We were able to leverage Dockerfiles to create a reproducible infrastructure, coupled with Puppet we can create instance specific images.  At Cornell we have implemented a series of base images that we use to build on.  In the case of Confluence, we build on a tomcat image which is built on a java image which is based on a Cornell specific Ubuntu image.  These base images are rebuilt with the latest patches on a daily basis.  Every time we build and deploy Confluence we have a fully patched system, no longer are we running on an end of life’d version of Java!  
These builds are no longer done by hand as we use Jenkins to automatically build and deploy our containers to our dev/test environments while pushing a tagged copy of these images to our private Docker Trusted Registry.  If we need to roll back, we can easily grab the last known working image tag.  When we have sufficiently tested in these environments we can automatically deploy to production.  

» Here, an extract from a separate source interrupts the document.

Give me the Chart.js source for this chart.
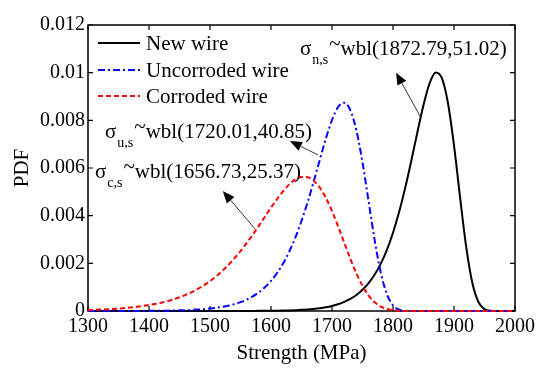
<!DOCTYPE html>
<html>
<head>
<meta charset="utf-8">
<script src="https://cdn.jsdelivr.net/npm/chart.js@4.4.1/dist/chart.umd.min.js"></script>
<style>
html,body{margin:0;padding:0;background:#fff;}
#wrap{width:550px;height:371px;}
</style>
</head>
<body>
<div id="wrap"><canvas id="c" width="550" height="371"></canvas></div>
<script>
// ---- data ----
const strength = [1300,1310,1320,1330,1340,1350,1360,1370,1380,1390,1400,1410,1420,1430,1440,1450,1460,1470,1480,1490,1500,1510,1520,1530,1540,1550,1560,1570,1580,1590,1600,1610,1620,1630,1640,1650,1660,1670,1680,1690,1700,1710,1720,1730,1740,1750,1760,1770,1780,1790,1800,1810,1820,1830,1840,1850,1860,1870,1880,1890,1900,1910,1920,1930,1940,1950,1960,1970,1980,1990,2000];
const newWire = [0,0,0,0,0,0,0,0,0,0,0,0,0,0,0,0,0,0,0,0,0,0,0,0,0,
 0.000002,0.000003,0.000004,0.0000055,0.0000077,0.0000104,0.0000142,0.0000193,0.000026,0.0000356,0.0000483,0.0000653,0.000088,0.0001185,0.0001592,
 0.0002134,0.0002855,0.000381,0.0005069,0.0006721,0.0008883,0.0011687,0.0015298,0.0019901,0.0025694,0.0032856,0.0041515,0.005166,0.0063039,0.007502,
 0.0086444,0.009556,0.0100086,0.009781,0.008737,0.00695,0.00476,0.0026871,0.0011823,0.0003773,0.0000796,0.0000099,0,0,0,0];
const uncorrodedWire = [0.0000003,0.0000004,0.0000006,0.0000008,0.0000011,0.0000015,0.000002,0.0000028,0.0000037,0.0000049,0.0000065,0.0000086,0.0000114,0.0000151,0.00002,
 0.0000263,0.0000346,0.0000454,0.0000594,0.0000776,0.0001012,0.0001318,0.0001711,0.0002218,0.0002869,0.0003701,0.0004761,0.0006108,0.0007811,0.0009952,
 0.0012627,0.0015943,0.0020013,0.002495,0.0030849,0.0037753,0.004563,0.0054311,0.0063425,0.0072349,0.0080142,0.0085604,0.008737,0.0084272,0.0075749,
 0.0062358,0.0046014,0.002963,0.0016107,0.0007094,0.0002406,0.0000589,0.0000097,0,0,0,0,0,0,0,0,0,0,0,0,0,0,0,0,0,0];
const corrodedWire = [0.0000415,0.00005,0.0000601,0.0000722,0.0000866,0.0001037,0.000124,0.000148,0.0001764,0.00021,0.0002494,0.0002959,0.0003503,0.0004141,0.0004884,
 0.000575,0.0006755,0.0007917,0.0009254,0.001079,0.0012541,0.001453,0.0016773,0.0019282,0.0022067,0.0025125,0.0028442,0.0031986,0.0035708,0.0039528,
 0.0043339,0.0047,0.0050335,0.0053144,0.0055204,0.0056273,0.0056152,0.0054676,0.005176,0.0047462,0.0041943,0.0035543,0.0028691,0.0021935,0.0015745,
 0.0010518,0.0006474,0.0003631,0.0001829,0.0000816,0.0000317,0.0000105,0.000003,0,0,0,0,0,0,0,0,0,0,0,0,0,0,0,0,0,0];
const seriesNames = ['New wire','Uncorroded wire','Corroded wire'];
const xTickLabels = ['1300','1400','1500','1600','1700','1800','1900','2000'];
const yTickLabels = ['0','0.002','0.004','0.006','0.008','0.01','0.012'];
const annotSubs = ['n,s','u,s','c,s'];
const annotTexts = ['wbl(1872.79,51.02)','wbl(1720.01,40.85)','wbl(1656.73,25.37)'];

const FONT = "'Liberation Serif','Times New Roman',serif";
const toPts = ys => strength.map((x,i)=>({x:x,y:ys[i]}));

const styles = [
  {color:'#000000', dash:[]},
  {color:'#0000ff', dash:[7,3,2,3]},
  {color:'#ff0000', dash:[5,3]}
];

const overlay = {
  id:'overlay',
  beforeDatasetsDraw(chart){
    const {ctx, chartArea:a, scales:{x,y}} = chart;
    ctx.save();
    ctx.strokeStyle='#000'; ctx.lineWidth=1.5;
    ctx.strokeRect(a.left, a.top, a.right-a.left, a.bottom-a.top);
    ctx.lineWidth=1.2;
    ctx.beginPath();
    xTickLabels.forEach(t=>{const px=x.getPixelForValue(+t);
      ctx.moveTo(px,a.bottom); ctx.lineTo(px,a.bottom-5);
      ctx.moveTo(px,a.top); ctx.lineTo(px,a.top+5);});
    yTickLabels.forEach(t=>{const py=y.getPixelForValue(+t);
      ctx.moveTo(a.left,py); ctx.lineTo(a.left+5,py);
      ctx.moveTo(a.right,py); ctx.lineTo(a.right-5,py);});
    ctx.stroke();
    ctx.restore();
  },
  afterDatasetsDraw(chart){
    const {ctx, chartArea:a, scales:{x,y}} = chart;
    ctx.save();
    // legend
    const rows=[43,70,96];
    seriesNames.forEach((n,i)=>{
      ctx.strokeStyle=styles[i].color; ctx.lineWidth=2; ctx.setLineDash(styles[i].dash);
      ctx.beginPath(); ctx.moveTo(a.left+10,rows[i]); ctx.lineTo(a.left+52,rows[i]); ctx.stroke();
      ctx.setLineDash([]);
      ctx.fillStyle='#000'; ctx.font='21px '+FONT; ctx.textBaseline='middle'; ctx.textAlign='left';
      ctx.fillText(n, a.left+58, rows[i]+1);
    });
    // annotations (anchor positions in data units)
    const anchors=[[1647.5,0.01074],[1327.9,0.00726],[1311.5,0.00558]];
    ctx.textBaseline='alphabetic';
    anchors.forEach((p,i)=>{
      let px=x.getPixelForValue(p[0]), py=y.getPixelForValue(p[1]);
      ctx.font='21px '+FONT; ctx.fillText('\u03c3',px,py);
      px+=ctx.measureText('\u03c3').width+1;
      ctx.font='14px '+FONT; ctx.fillText(annotSubs[i],px,py+9);
      px+=ctx.measureText(annotSubs[i]).width+1;
      ctx.font='21px '+FONT; ctx.fillText('~',px,py-5);
      px+=ctx.measureText('~').width;
      ctx.fillText(annotTexts[i],px,py);
    });
    // arrows: tail -> head in data units
    const arrows=[[[1846,0.0081],[1805,0.01000]],[[1677,0.00655],[1631,0.00713]],[[1574,0.00344],[1521,0.00503]]];
    arrows.forEach(ar=>{
      const x1=x.getPixelForValue(ar[0][0]), y1=y.getPixelForValue(ar[0][1]);
      const x2=x.getPixelForValue(ar[1][0]), y2=y.getPixelForValue(ar[1][1]);
      const ang=Math.atan2(y2-y1,x2-x1), L=12, W=5;
      const bx=x2-L*Math.cos(ang), by=y2-L*Math.sin(ang);
      ctx.strokeStyle='#333'; ctx.lineWidth=1;
      ctx.beginPath(); ctx.moveTo(x1,y1); ctx.lineTo(bx,by); ctx.stroke();
      ctx.fillStyle='#000';
      ctx.beginPath(); ctx.moveTo(x2,y2);
      ctx.lineTo(bx+W*Math.sin(ang), by-W*Math.cos(ang));
      ctx.lineTo(bx-W*Math.sin(ang), by+W*Math.cos(ang));
      ctx.closePath(); ctx.fill();
    });
    ctx.restore();
  }
};

new Chart(document.getElementById('c'), {
  type:'line',
  data:{datasets:[
    {label:seriesNames[0], data:toPts(newWire), borderColor:styles[0].color, borderWidth:2, borderDash:styles[0].dash, order:3},
    {label:seriesNames[1], data:toPts(uncorrodedWire), borderColor:styles[1].color, borderWidth:2, borderDash:styles[1].dash, order:2},
    {label:seriesNames[2], data:toPts(corrodedWire), borderColor:styles[2].color, borderWidth:2, borderDash:styles[2].dash, order:1}
  ].map(d=>Object.assign(d,{pointRadius:0, fill:false, cubicInterpolationMode:'monotone', clip:4}))},
  options:{
    responsive:false, animation:false, devicePixelRatio:1,
    layout:{padding:{top:25,right:35,left:0,bottom:0}},
    plugins:{legend:{display:false}, tooltip:{enabled:false}},
    scales:{
      x:{type:'linear', min:1300, max:2000,
        afterBuildTicks:s=>{s.ticks=xTickLabels.map(v=>({value:+v}));},
        ticks:{color:'#000', font:{family:FONT,size:20}, padding:4, maxRotation:0, callback:(v,i)=>xTickLabels[i]},
        grid:{display:false, drawTicks:false}, border:{display:false},
        title:{display:true, text:'Strength (MPa)', color:'#000', font:{family:FONT,size:21}, padding:{top:0,bottom:5}},
        afterFit:s=>{s.height=60;}},
      y:{type:'linear', min:0, max:0.012,
        afterBuildTicks:s=>{s.ticks=yTickLabels.map(v=>({value:+v}));},
        ticks:{color:'#000', font:{family:FONT,size:20}, padding:3, callback:(v,i)=>yTickLabels[i]},
        grid:{display:false, drawTicks:false}, border:{display:false},
        title:{display:true, text:'PDF', color:'#000', font:{family:FONT,size:21}, padding:{top:10,bottom:0}},
        afterFit:s=>{s.width=88;}}
    }
  },
  plugins:[overlay]
});
</script>
</body>
</html>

The project for us to Dockerize and move Confluence to the cloud took two months and was highly successful.  As I write this article I checked on Confluence and it has been running for 3 months and 2 days.  The only reason it hasn’t been up longer is that since we have Dockerized we have been doing Quarterly upgrades.  This is amazing! I remember that in the past upgrade projects were months long but now we do them in a couple weeks four times a year.  For the first time at Cornell we have been able to remain on a current patched Confluence release.  In the past we used to automatically restart Confluence every Sunday to address performance issues.  In addition to the automatic restarts we used to restart Confluence multiple times a week to address intermittent errors. Docker helped to decrease time spent firefighting issues with the environment and have enabled us to eliminate these restart issues entirely.

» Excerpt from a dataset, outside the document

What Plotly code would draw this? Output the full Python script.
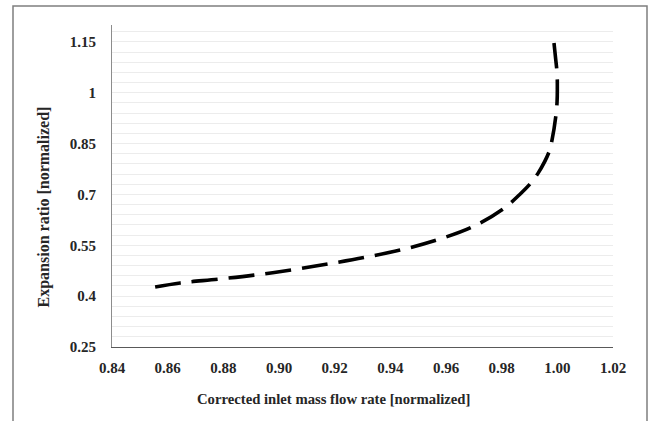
import plotly.graph_objects as go

mass_flow = [0.8555, 0.8645, 0.878, 0.891, 0.905, 0.9176, 0.9305, 0.9435, 0.9568,
             0.9694, 0.9805, 0.9865, 0.9902, 0.9931, 0.9970, 0.9981, 0.9995,
             0.9999, 1.0000, 0.9999, 0.9994, 0.9988]
expansion = [0.427, 0.439, 0.450, 0.462, 0.478, 0.495, 0.514, 0.536, 0.566,
             0.604, 0.657, 0.700, 0.731, 0.763, 0.825, 0.861, 0.934,
             0.973, 1.010, 1.058, 1.100, 1.147]

y_ticks = [0.25, 0.4, 0.55, 0.7, 0.85, 1.0, 1.15]
y_labels = ["0.25", "0.4", "0.55", "0.7", "0.85", "1", "1.15"]
x_title = "Corrected inlet mass flow rate [normalized]"
y_title = "Expansion ratio [normalized]"

FONT = "Liberation Serif"
TXT = "#262626"

fig = go.Figure()
fig.add_trace(go.Scatter(
    x=mass_flow, y=expansion, mode="lines",
    line=dict(color="black", width=3.6, dash="26px,11px", shape="spline"),
    showlegend=False, hoverinfo="skip",
))

fig.update_layout(
    width=663, height=421,
    margin=dict(l=112, r=50, t=25, b=74),
    paper_bgcolor="white", plot_bgcolor="white",
    font=dict(family=FONT, size=15, color=TXT),
    xaxis=dict(
        range=[0.84, 1.02], dtick=0.02, tick0=0.84, tickformat=".2f",
        showgrid=False, zeroline=False,
        showline=True, linecolor="#595959", linewidth=1.2,
        ticks="", ticklabelstandoff=7,
        tickfont=dict(family=FONT, size=15, color=TXT, weight="bold"),
    ),
    yaxis=dict(
        range=[0.25, 1.2], tickvals=y_ticks, ticktext=y_labels,
        showgrid=True, gridcolor="#ececec", gridwidth=1,
        minor=dict(dtick=0.03, tick0=0.25, showgrid=True, gridcolor="#ececec", gridwidth=1),
        zeroline=False,
        showline=True, linecolor="#8c8c8c", linewidth=1.2,
        ticks="", ticklabelstandoff=12,
        tickfont=dict(family=FONT, size=15, color=TXT, weight="bold"),
    ),
    shapes=[dict(
        type="rect", xref="paper", yref="paper",
        x0=(13 - 112) / 501, x1=(647 - 112) / 501,
        y0=-0.3, y1=(347 - 6) / 322,
        line=dict(color="#7f7f7f", width=1.5), fillcolor="rgba(0,0,0,0)",
        layer="below",
    )],
    annotations=[
        dict(text=x_title, xref="paper", yref="paper",
             x=(333.5 - 112) / 501, y=(347 - 399) / 322,
             xanchor="center", yanchor="middle", showarrow=False,
             font=dict(family=FONT, size=14.7, color=TXT, weight="bold")),
        dict(text=y_title, xref="paper", yref="paper",
             x=(43 - 112) / 501, y=(347 - 207.5) / 322, textangle=-90,
             xanchor="center", yanchor="middle", showarrow=False,
             font=dict(family=FONT, size=16, color=TXT, weight="bold")),
    ],
)

fig.write_html("out.html")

After Dockerizing and moving Confluence to the cloud we have been able to drastically improve both HA and DR.  The on premises deployment of Confluence used a single VM in production with a single database backend also running on a single VM.  This was partly because Confluence does not allow more than one instance to run unless you pay extra for their Confluence Data Center product.  In the cloud we are able to use an auto scaling group which will maintain one healthy server running at all times.  We are using a multi AZ database which allows us to stay up even when a single zone fails.  For all our backups we snapshot our volumes then migrate them to a separate region within 30 minutes. So we can have Confluence up and running in another region within 30 minutes.  On premise DR relies on tape backup and would takes hours or days to complete.  After all is said in done we have been able to dramatically increase the resilience and durability of Confluence and it cost $2,100 less annually to run.

What is the bottom line?

We are talking about a wiki after all, this is not a sexy application.  This is not a huge decrease in cost.  At Cornell, as with most research universities, we are not in the business of running wikis.  Confluence is an administrative application that is important but doesn’t directly enhance Cornell’s mission.  In the 6 months before this project we spent 1770 staff hours supporting Confluence in the six months after we spent 178 hours.  This is a dramatic improvement (10X reduction).  We have spent this time working with researchers and teaching them about Docker.  We have been able to create solutions running on swarm that process massive amounts of data.  The bottom line is that the less time spent supporting legacy and vendor application, the more time we can spend helping Cornell researchers change the world.
I urge you to consider Docker when looking at your legacy and vendor application.  You will be surprised by the efficiencies you find.  Also do yourself a favor at look at the Docker Enterprise.  We have benefited greatly from Docker’s commercial support and the relationships we have made within Docker the company.